José Antonio Ocampo, professore alla Columbia University e presidente di ICRICT, ricorda inoltre come sia “imperativo che le entrate aggiuntive generate da una tassa minima globale siano condivise equamente tra i Paesi d’origine delle società multinazionali, come gli Stati Uniti, e i Paesi in via di sviluppo”.
È l’impropriamente detto “Sud del mondo”, infatti, il più colpito dall’evasione fiscale delle corporation.
“Recuperare i miliardi che ci sfuggono grazie ad un’ambiziosa tassa minima globale ci permetterà di finanziare i nostri ospedali, le nostre scuole e l’indispensabile transizione verso una società sostenibile e pacifica.
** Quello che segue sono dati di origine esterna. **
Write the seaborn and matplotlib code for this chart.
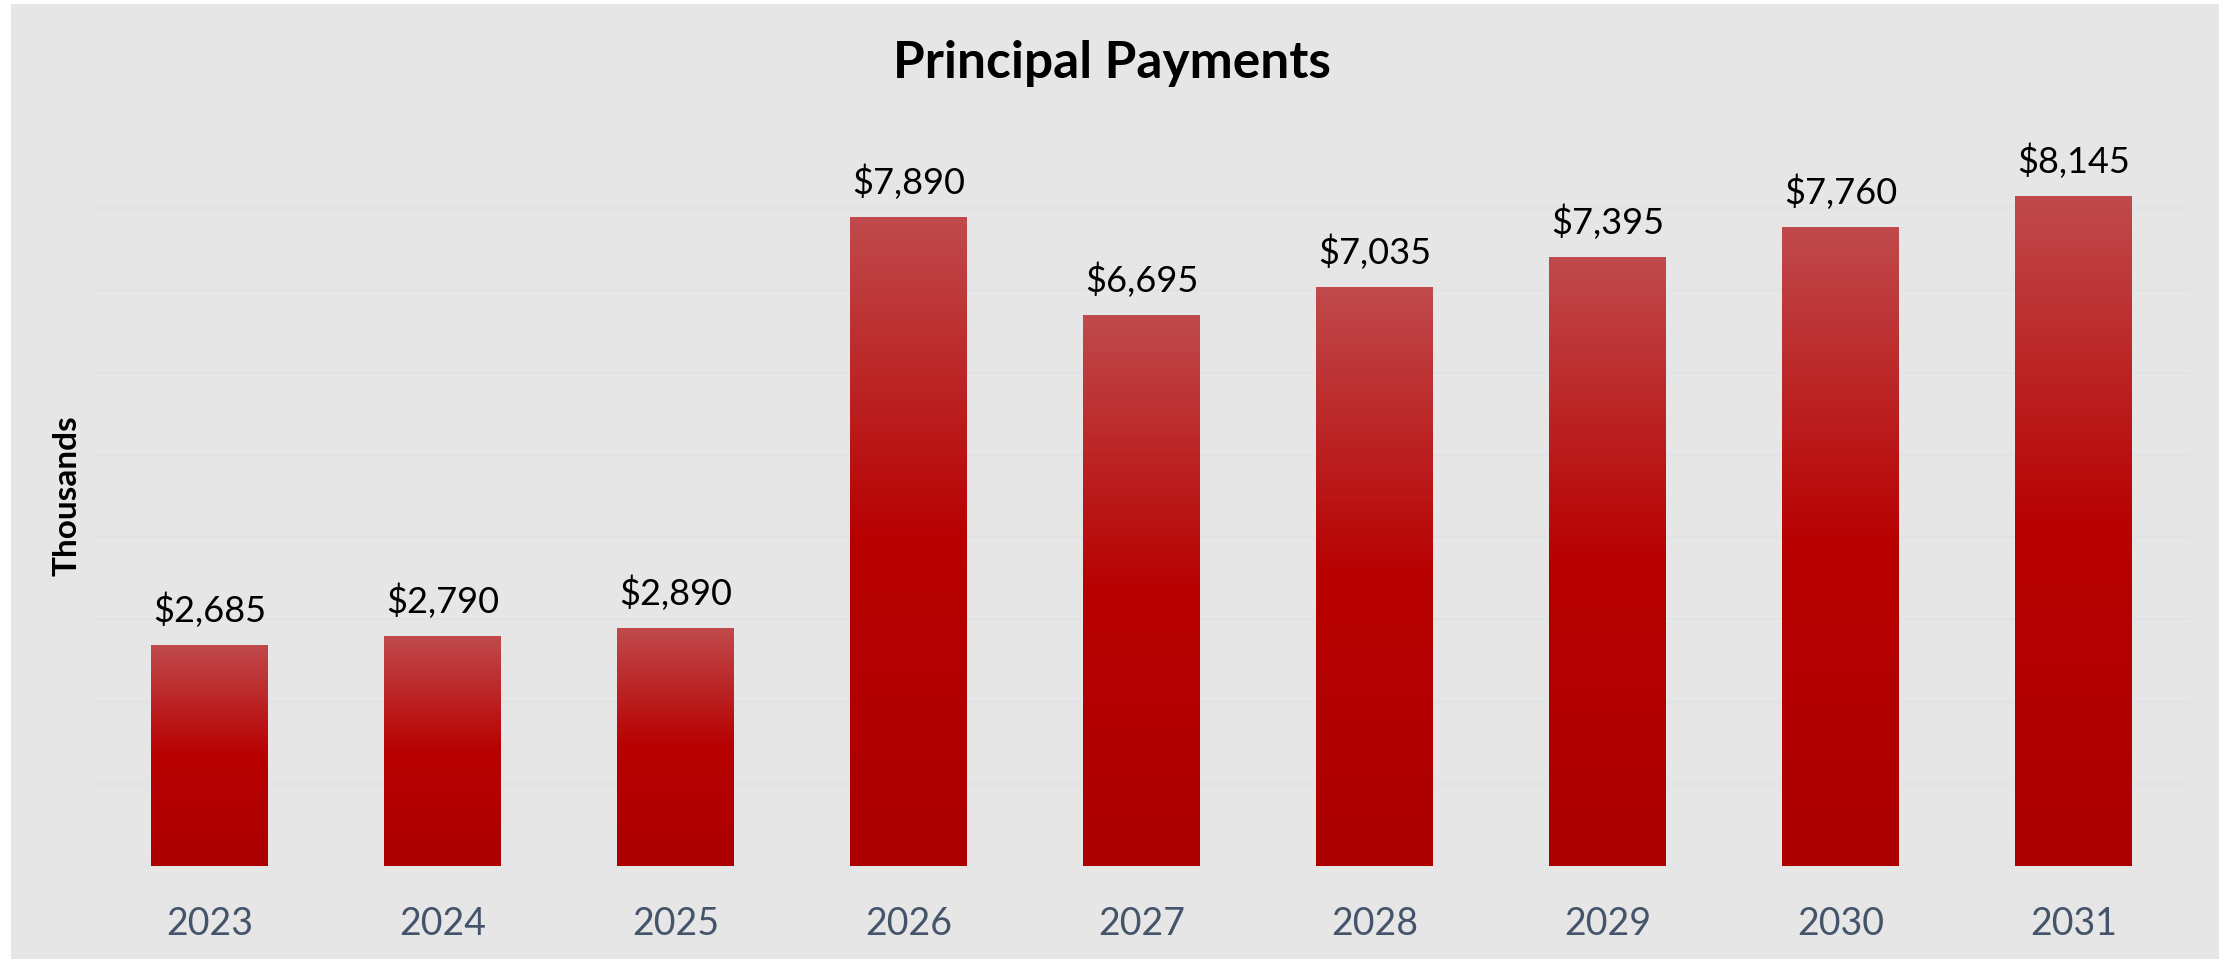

È assolutamente necessario accompagnare la rivoluzione fiscale globale che sta prendendo forma”, è la posizione più “dialogante” di Eva Joly, parte della commissione indipendente, ed ex membro del Parlamento europeo, dove è stata vicepresidente della Commissione d’inchiesta sul riciclaggio di denaro, l’evasione fiscale e la frode.
Se fosse mai raggiunto un accordo internazionale su un’aliquota minima del 25% -così come proposto dall’ICRICT- solo l’Unione europea potrebbe aumentare le proprie entrate fiscali di 170 miliardi di euro nel 2021, pari al 12% della spesa sanitaria complessiva dell’Ue. Questa sarebbe una “svolta”. “Una tassa minima globale del 15% come annunciato dal G7 è quasi senza senso”, conclude l’economista Jayati Ghosh.